Problem to solve —
Look at the data below and print exactly the lines from its first line through the line with "Interest Rates<br>in Colombia</div>"; the pictures stay out of the copy.

■ ■ ■ ■ ■

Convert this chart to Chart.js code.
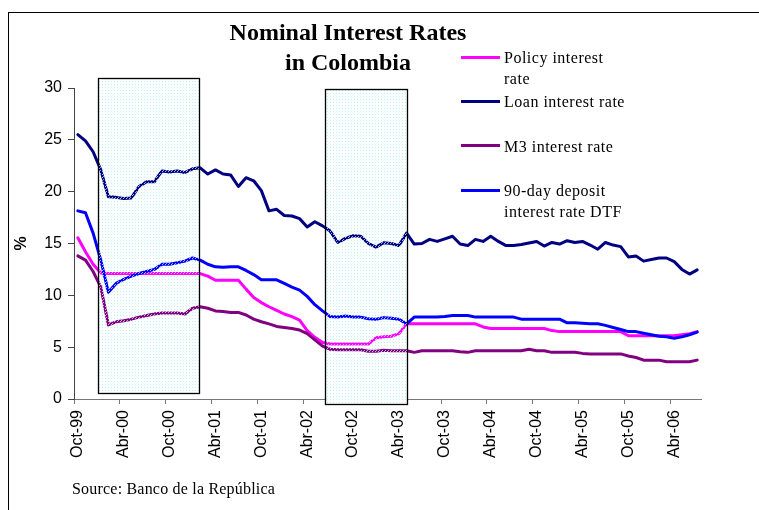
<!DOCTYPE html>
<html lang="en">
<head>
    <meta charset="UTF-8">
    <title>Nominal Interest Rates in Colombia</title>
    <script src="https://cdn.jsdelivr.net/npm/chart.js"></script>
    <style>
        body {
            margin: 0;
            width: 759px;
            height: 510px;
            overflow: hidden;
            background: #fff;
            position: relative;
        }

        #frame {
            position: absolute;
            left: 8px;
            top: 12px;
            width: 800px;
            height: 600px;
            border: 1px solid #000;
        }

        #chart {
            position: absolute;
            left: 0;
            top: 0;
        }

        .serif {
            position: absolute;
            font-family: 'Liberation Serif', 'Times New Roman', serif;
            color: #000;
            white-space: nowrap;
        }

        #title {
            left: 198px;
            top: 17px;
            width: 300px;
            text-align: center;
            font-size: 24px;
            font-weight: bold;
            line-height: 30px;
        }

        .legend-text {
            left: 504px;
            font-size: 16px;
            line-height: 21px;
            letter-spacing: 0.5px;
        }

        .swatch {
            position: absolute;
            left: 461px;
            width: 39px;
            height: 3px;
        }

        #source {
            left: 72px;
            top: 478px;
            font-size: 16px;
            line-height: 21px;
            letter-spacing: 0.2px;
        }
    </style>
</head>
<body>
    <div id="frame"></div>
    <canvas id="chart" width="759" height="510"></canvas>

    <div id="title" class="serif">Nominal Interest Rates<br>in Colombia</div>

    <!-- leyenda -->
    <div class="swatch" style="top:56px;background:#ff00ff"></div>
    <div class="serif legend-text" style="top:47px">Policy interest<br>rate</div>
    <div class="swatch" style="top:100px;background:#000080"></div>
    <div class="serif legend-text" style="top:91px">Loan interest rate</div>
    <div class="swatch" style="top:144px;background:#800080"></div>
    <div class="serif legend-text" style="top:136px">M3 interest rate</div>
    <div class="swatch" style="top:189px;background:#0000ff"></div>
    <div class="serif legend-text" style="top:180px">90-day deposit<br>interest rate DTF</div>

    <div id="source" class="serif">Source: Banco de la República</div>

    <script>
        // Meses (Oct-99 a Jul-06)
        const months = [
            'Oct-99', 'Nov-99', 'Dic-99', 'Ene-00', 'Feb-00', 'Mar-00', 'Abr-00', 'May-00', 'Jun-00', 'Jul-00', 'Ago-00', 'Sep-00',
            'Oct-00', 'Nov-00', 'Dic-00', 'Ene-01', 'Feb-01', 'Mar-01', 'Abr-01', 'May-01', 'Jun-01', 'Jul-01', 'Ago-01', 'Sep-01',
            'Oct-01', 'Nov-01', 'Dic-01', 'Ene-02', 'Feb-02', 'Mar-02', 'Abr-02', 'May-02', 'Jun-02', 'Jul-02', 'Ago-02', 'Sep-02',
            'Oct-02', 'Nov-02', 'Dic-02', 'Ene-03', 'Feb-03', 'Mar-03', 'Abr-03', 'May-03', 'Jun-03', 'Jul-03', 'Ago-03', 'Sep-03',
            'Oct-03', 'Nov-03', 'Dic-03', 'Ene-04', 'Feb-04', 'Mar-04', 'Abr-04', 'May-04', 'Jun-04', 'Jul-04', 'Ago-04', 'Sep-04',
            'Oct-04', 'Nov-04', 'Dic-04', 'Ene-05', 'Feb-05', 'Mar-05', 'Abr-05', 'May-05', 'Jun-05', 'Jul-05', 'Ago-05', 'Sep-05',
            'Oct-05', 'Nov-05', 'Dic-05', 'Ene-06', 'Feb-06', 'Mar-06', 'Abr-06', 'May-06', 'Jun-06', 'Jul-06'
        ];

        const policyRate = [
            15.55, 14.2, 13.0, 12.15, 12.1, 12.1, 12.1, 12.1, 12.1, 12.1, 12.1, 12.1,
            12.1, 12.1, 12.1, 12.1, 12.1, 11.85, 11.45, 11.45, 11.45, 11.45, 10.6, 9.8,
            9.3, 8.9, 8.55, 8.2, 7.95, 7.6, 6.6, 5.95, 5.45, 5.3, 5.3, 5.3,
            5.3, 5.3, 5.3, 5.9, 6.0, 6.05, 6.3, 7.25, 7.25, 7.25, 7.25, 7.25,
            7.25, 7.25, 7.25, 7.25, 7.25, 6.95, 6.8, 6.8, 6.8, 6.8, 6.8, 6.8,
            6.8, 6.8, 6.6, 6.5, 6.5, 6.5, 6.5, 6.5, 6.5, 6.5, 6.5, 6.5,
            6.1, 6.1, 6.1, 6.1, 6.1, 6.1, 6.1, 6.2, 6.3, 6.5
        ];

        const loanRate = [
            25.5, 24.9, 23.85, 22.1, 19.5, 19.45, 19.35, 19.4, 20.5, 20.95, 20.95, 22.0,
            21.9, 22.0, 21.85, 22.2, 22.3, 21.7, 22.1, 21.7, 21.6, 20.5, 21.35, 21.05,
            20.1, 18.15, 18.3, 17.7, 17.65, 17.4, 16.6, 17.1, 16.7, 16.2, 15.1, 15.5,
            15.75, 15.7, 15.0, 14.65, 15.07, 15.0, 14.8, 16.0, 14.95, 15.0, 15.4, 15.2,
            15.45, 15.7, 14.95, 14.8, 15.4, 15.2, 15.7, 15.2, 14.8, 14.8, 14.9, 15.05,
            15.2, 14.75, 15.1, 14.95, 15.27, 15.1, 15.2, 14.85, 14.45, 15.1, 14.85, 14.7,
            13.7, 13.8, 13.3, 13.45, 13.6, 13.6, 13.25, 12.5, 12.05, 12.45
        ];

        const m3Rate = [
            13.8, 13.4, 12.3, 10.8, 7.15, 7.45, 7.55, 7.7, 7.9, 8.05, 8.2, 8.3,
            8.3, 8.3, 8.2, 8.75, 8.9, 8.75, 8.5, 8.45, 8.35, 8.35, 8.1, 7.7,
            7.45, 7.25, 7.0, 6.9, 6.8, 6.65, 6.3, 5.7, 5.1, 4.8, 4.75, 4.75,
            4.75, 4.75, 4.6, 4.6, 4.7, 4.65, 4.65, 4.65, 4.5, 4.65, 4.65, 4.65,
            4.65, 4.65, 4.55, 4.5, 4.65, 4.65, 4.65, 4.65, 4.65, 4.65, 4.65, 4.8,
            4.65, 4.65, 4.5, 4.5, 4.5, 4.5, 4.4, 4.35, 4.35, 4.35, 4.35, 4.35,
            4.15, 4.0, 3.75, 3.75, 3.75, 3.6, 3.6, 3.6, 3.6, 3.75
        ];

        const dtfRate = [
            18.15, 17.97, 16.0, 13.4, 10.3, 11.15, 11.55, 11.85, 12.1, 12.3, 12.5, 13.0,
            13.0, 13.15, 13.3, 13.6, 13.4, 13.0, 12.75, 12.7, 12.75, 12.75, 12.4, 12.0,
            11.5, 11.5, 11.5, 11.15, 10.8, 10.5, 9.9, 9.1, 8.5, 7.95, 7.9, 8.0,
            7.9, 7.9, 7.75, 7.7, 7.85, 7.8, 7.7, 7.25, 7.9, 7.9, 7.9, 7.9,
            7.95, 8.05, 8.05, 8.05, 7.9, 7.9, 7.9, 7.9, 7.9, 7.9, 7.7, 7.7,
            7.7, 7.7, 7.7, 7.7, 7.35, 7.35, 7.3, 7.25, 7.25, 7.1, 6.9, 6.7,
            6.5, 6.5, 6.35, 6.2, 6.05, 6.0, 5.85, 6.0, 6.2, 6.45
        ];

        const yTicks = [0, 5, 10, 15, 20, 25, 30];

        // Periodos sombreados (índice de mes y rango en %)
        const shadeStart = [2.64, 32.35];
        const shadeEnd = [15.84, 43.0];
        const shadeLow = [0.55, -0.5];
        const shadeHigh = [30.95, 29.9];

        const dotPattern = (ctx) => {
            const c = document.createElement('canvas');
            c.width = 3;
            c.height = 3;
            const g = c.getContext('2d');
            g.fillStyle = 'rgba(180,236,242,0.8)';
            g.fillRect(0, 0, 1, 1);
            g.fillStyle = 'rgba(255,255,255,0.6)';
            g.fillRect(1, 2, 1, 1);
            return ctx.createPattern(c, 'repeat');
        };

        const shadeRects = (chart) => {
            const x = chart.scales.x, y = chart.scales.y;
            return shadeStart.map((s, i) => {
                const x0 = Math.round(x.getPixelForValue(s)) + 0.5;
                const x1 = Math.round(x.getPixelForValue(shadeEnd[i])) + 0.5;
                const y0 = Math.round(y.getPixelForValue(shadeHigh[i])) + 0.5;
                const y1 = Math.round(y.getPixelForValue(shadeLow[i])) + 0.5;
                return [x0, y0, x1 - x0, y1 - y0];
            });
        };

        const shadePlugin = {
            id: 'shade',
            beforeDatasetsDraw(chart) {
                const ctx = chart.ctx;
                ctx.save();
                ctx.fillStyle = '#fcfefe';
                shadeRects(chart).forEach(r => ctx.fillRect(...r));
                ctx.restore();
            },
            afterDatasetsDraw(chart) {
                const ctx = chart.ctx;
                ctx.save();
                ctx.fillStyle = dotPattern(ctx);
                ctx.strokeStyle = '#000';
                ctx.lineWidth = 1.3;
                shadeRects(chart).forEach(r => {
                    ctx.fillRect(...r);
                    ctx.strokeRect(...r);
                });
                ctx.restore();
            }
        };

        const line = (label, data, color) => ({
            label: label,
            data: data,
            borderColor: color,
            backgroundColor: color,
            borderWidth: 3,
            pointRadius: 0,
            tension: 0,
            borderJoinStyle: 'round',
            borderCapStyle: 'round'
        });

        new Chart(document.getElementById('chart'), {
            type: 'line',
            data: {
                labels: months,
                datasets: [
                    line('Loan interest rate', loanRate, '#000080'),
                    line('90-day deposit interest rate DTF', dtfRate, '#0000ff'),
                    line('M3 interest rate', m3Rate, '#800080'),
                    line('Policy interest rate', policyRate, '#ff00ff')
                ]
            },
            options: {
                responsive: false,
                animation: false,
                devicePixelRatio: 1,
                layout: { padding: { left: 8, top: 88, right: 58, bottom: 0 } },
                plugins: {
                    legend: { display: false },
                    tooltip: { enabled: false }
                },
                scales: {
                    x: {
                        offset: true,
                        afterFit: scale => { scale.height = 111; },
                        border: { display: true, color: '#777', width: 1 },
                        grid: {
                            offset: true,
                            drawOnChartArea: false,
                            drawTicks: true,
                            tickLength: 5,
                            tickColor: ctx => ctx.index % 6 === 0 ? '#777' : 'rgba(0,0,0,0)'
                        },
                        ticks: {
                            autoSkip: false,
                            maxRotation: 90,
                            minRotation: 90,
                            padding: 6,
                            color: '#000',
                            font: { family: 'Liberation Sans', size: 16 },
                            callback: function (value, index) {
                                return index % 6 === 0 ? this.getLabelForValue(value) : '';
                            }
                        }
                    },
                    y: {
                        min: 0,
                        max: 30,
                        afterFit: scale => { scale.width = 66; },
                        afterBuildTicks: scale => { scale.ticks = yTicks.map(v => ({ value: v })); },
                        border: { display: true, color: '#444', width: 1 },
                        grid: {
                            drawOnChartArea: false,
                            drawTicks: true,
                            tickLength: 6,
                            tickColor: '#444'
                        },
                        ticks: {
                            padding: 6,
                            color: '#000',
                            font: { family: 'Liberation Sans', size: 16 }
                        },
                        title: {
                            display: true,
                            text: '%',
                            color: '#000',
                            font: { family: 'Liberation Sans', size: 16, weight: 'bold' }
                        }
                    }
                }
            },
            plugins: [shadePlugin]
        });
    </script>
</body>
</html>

■ ■ ■ ■ ■

Answer to the exercise —
Convert this chart to Chart.js code.
<!DOCTYPE html>
<html lang="en">
<head>
    <meta charset="UTF-8">
    <title>Nominal Interest Rates in Colombia</title>
    <script src="https://cdn.jsdelivr.net/npm/chart.js"></script>
    <style>
        body {
            margin: 0;
            width: 759px;
            height: 510px;
            overflow: hidden;
            background: #fff;
            position: relative;
        }

        #frame {
            position: absolute;
            left: 8px;
            top: 12px;
            width: 800px;
            height: 600px;
            border: 1px solid #000;
        }

        #chart {
            position: absolute;
            left: 0;
            top: 0;
        }

        .serif {
            position: absolute;
            font-family: 'Liberation Serif', 'Times New Roman', serif;
            color: #000;
            white-space: nowrap;
        }

        #title {
            left: 198px;
            top: 17px;
            width: 300px;
            text-align: center;
            font-size: 24px;
            font-weight: bold;
            line-height: 30px;
        }

        .legend-text {
            left: 504px;
            font-size: 16px;
            line-height: 21px;
            letter-spacing: 0.5px;
        }

        .swatch {
            position: absolute;
            left: 461px;
            width: 39px;
            height: 3px;
        }

        #source {
            left: 72px;
            top: 478px;
            font-size: 16px;
            line-height: 21px;
            letter-spacing: 0.2px;
        }
    </style>
</head>
<body>
    <div id="frame"></div>
    <canvas id="chart" width="759" height="510"></canvas>

    <div id="title" class="serif">Nominal Interest Rates<br>in Colombia</div>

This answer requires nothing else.